2.) It would be very difficult to get drive to the front wheel of a bike, unlike a car there is no good path from the engine to the front wheel.

3.) Bikes steer very differently to how the layman thinks, its actually very complex rotational inertia stuff that relies on crazy physics things… it works best with a driven rear wheel.

Source – Im an ex car mechanic who rides bikes.

Anonymous 0 Comments

There is some convergence of benefits for cars.

Fwd on a car is cheaper, plus it’s easier to drive. If the car is under steering, hence you are going straight on a turn, removing throttle will automatically correct it and make you oversteer. That’s a good feature for cars intended for non experts.

For motorbikes, there is a lot more power/weight ratio. This means a forward driven bike would have some handling benefits only with very low power, like an electric bicycle. Anything above that, and your front wheel will spin uncontrollably when you accelerate. Read drive uses the rear wheel and when you accelerate the whole weight of the bike goes on it, allowing more grip, so more acceleration and less skidding. Plus, if you put an engine on the front wheel, you have to steer the wheel and the entire engine weight with the handlebar, super uncomfortable and dangerous as you can’t react quickly.

Add in that read drive is cheap to make for a bike and you get why it’s done so often, there are super rare fwd bikes, they are just awful to drive.

Anonymous 0 Comments

Larger vehicles such as trucks and SUVs are typically RWD. This setup has the engine supply output power, into a transmission, through a driveshaft, down to the rear axle(s), turning the rear wheels providing thrust. Similarly, a motorcycle has the engine supply power to the transmission down to a chain or belt, to the rear wheels providing thrust.
Both are RWD and steer from the front axle.
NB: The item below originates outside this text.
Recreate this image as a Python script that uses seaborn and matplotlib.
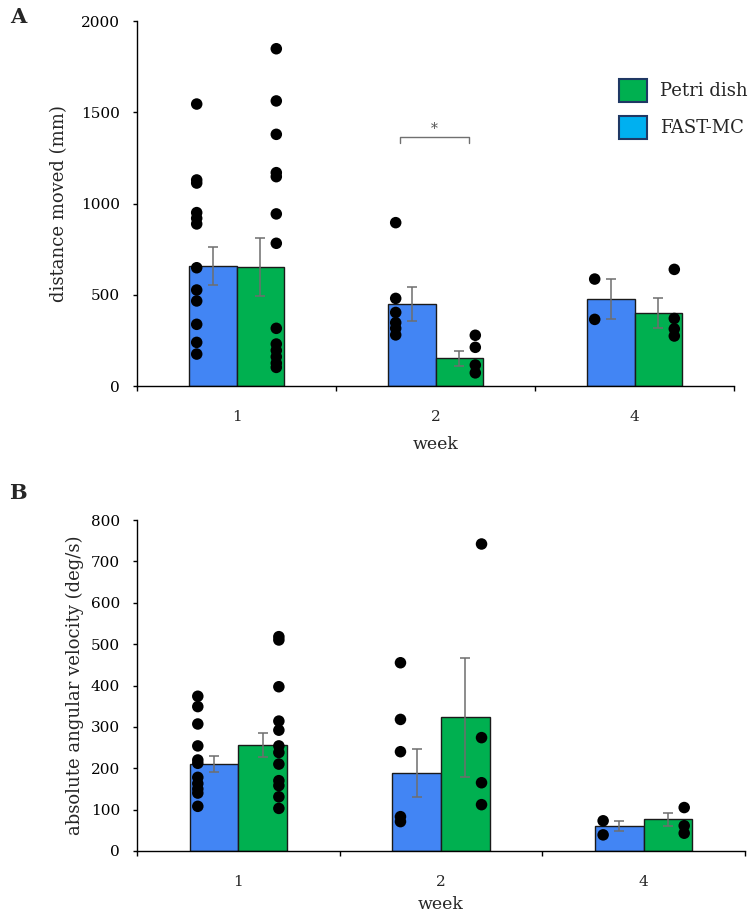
import numpy as np
import pandas as pd
import matplotlib
matplotlib.use("Agg")
import matplotlib.pyplot as plt
import matplotlib.patches as mpatches
from matplotlib.ticker import FixedLocator
import seaborn as sns

# ---------------- data ----------------
weeks = ["1", "2", "4"]
groups = ["FAST-MC", "Petri dish"]

# Panel A: distance moved (mm)
dist_mean_fast = [658, 449, 477]
dist_se_fast = [106, 94, 111]
dist_mean_petri = [652, 152, 398]
dist_se_petri = [157, 41, 82]
dist_pts_fast_w1 = [1545, 1129, 1112, 950, 919, 888, 648, 526, 466, 338, 239, 175]
dist_pts_fast_w2 = [895, 480, 403, 347, 316, 280]
dist_pts_fast_w4 = [586, 365]
dist_pts_petri_w1 = [1848, 1562, 1379, 1169, 1147, 943, 782, 316, 230, 195, 160, 125, 102]
dist_pts_petri_w2 = [278, 212, 115, 72]
dist_pts_petri_w4 = [639, 370, 313, 274]

# Panel B: absolute angular velocity (deg/s)
angv_mean_fast = [210, 188, 61]
angv_se_fast = [20, 58, 11.5]
angv_mean_petri = [256, 323, 77]
angv_se_petri = [29, 144, 16]
angv_pts_fast_w1 = [374, 349, 307, 254, 220, 212, 178, 163, 150, 140, 108]
angv_pts_fast_w2 = [455, 318, 240, 83, 71]
angv_pts_fast_w4 = [73, 39]
angv_pts_petri_w1 = [518, 510, 397, 314, 292, 254, 238, 210, 170, 158, 131, 103]
angv_pts_petri_w2 = [742, 274, 165, 112]
angv_pts_petri_w4 = [105, 61, 43]

bar_colors = {"FAST-MC": "#4285F4", "Petri dish": "#00B050"}
legend_colors = {"Petri dish": "#00B050", "FAST-MC": "#00B0F0"}

sns.set_style("ticks")
plt.rcParams["font.family"] = ["DejaVu Serif"]


def build_points(pts_fast, pts_petri):
    rows = []
    for w, vals in zip(weeks, pts_fast):
        rows += [(w, "FAST-MC", v) for v in vals]
    for w, vals in zip(weeks, pts_petri):
        rows += [(w, "Petri dish", v) for v in vals]
    return pd.DataFrame(rows, columns=["week", "group", "value"])


def draw_panel(ax, mean_fast, se_fast, mean_petri, se_petri, pts_df,
               ymax, ystep, ylabel, ylabelpad, xlabelpad):
    bar_df = pd.DataFrame({
        "week": weeks * 2,
        "group": [groups[0]] * 3 + [groups[1]] * 3,
        "value": list(mean_fast) + list(mean_petri),
    })
    sns.barplot(data=bar_df, x="week", y="value", hue="group", order=weeks,
                hue_order=groups, palette=bar_colors, saturation=1, width=0.48,
                errorbar=None, edgecolor="#1a1a1a", linewidth=1.0, ax=ax,
                legend=False, zorder=2)
    ses = {groups[0]: se_fast, groups[1]: se_petri}
    for cont, g in zip(ax.containers, groups):
        xs = [p.get_x() + p.get_width() / 2 for p in cont.patches]
        hs = [p.get_height() for p in cont.patches]
        ax.errorbar(xs, hs, yerr=ses[g], fmt="none", ecolor="#6e6e6e",
                    elinewidth=1.1, capsize=3.3, capthick=1.1, zorder=4)
    sns.stripplot(data=pts_df, x="week", y="value", hue="group", order=weeks,
                  hue_order=groups, dodge=True, jitter=False,
                  palette={g: "black" for g in groups}, size=8.3, linewidth=0,
                  ax=ax, legend=False, zorder=5)
    ax.set_xlim(-0.5, 2.5)
    ax.set_ylim(0, ymax)
    ax.set_yticks(np.arange(0, ymax + 1, ystep))
    ax.tick_params(axis="y", direction="out", length=2.9, width=1.0,
                   pad=9.4, labelsize=11, colors="black")
    ax.tick_params(axis="x", which="major", length=0, pad=17, labelsize=11)
    ax.xaxis.set_minor_locator(FixedLocator([-0.5, 0.5, 1.5, 2.5]))
    ax.tick_params(axis="x", which="minor", direction="out", length=3.6,
                   width=1.0, color="black")
    for s in ["top", "right"]:
        ax.spines[s].set_visible(False)
    for s in ["left", "bottom"]:
        ax.spines[s].set_linewidth(1.0)
        ax.spines[s].set_color("black")
    ax.set_xlabel("week", fontsize=12.5, labelpad=xlabelpad)
    ax.set_ylabel(ylabel, fontsize=13, labelpad=ylabelpad)


fig = plt.figure(figsize=(7.5, 9.14), dpi=100)
axA = fig.add_axes([137 / 750, 1 - 386 / 914, (734 - 137) / 750, (386 - 21) / 914])
axB = fig.add_axes([137 / 750, 1 - 851 / 914, (745 - 137) / 750, (851 - 520) / 914])

dist_df = build_points([dist_pts_fast_w1, dist_pts_fast_w2, dist_pts_fast_w4],
                       [dist_pts_petri_w1, dist_pts_petri_w2, dist_pts_petri_w4])
angv_df = build_points([angv_pts_fast_w1, angv_pts_fast_w2, angv_pts_fast_w4],
                       [angv_pts_petri_w1, angv_pts_petri_w2, angv_pts_petri_w4])

draw_panel(axA, dist_mean_fast, dist_se_fast, dist_mean_petri, dist_se_petri,
           dist_df, 2000, 500, "distance moved (mm)", 9, 9)
draw_panel(axB, angv_mean_fast, angv_se_fast, angv_mean_petri, angv_se_petri,
           angv_df, 800, 100, "absolute angular velocity (deg/s)", 5, 5)

# significance bracket (week 2)
axA.plot([0.82, 0.82, 1.17, 1.17], [1332, 1366, 1366, 1332],
         color="#707070", lw=1.0, zorder=3)
axA.text(0.995, 1410, "*", ha="center", va="center", fontsize=10, color="#555555")

# legend
handles = [mpatches.Patch(facecolor=legend_colors["Petri dish"], edgecolor="#1F3864", linewidth=1.5),
           mpatches.Patch(facecolor=legend_colors["FAST-MC"], edgecolor="#1F3864", linewidth=1.5)]
fig.legend(handles, ["Petri dish", "FAST-MC"], loc="upper left",
           bbox_to_anchor=(619 / 750, 1 - 79 / 914), bbox_transform=fig.transFigure,
           frameon=False, fontsize=13, handlelength=1.55, handleheight=1.55,
           handletextpad=0.7, labelspacing=0.8, borderpad=0, borderaxespad=0)

fig.text(18 / 750, 1 - 17 / 914, "A", fontsize=15, fontweight="bold", ha="center", va="center")
fig.text(18 / 750, 1 - 493 / 914, "B", fontsize=15, fontweight="bold", ha="center", va="center")

fig.savefig("out.png", dpi=100)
A FWD vehicle has an engine supply power, to the transmission and out CV axles to the front wheels providing pull. Because the power wheels are the same as the steer wheels, a simple straight connection is impossible, mechanically speaking. A motorcycle could *theoretically* be FWD, it would change all the physics of the bike. The centralized location of the the engine and transmission under the rider is part of how it is balanced. A car/truck with 4+ wheels is more stable and allows for many different configurations: front engine/rear drive, mid engine, rear engine/ front drive, rear engine/rear drive, even an engine mounted behind the rearmost axle with a shaft to the rear axle (I know them as diesel pushers on motor coaches/RVs).

Anonymous 0 Comments

You can’t run chain drives to the front of a bike very easy. A direct drive on a bikes front wheel would work but the motor would have to be very small so not much power from a gas motor. Other options rub on the front wheel to power them, still has to be small.

There are new electric bike motors that fit between the forks and are also the front hub.

Cars just have more room for bigger engines and a more complicated mechanism for turning and driving.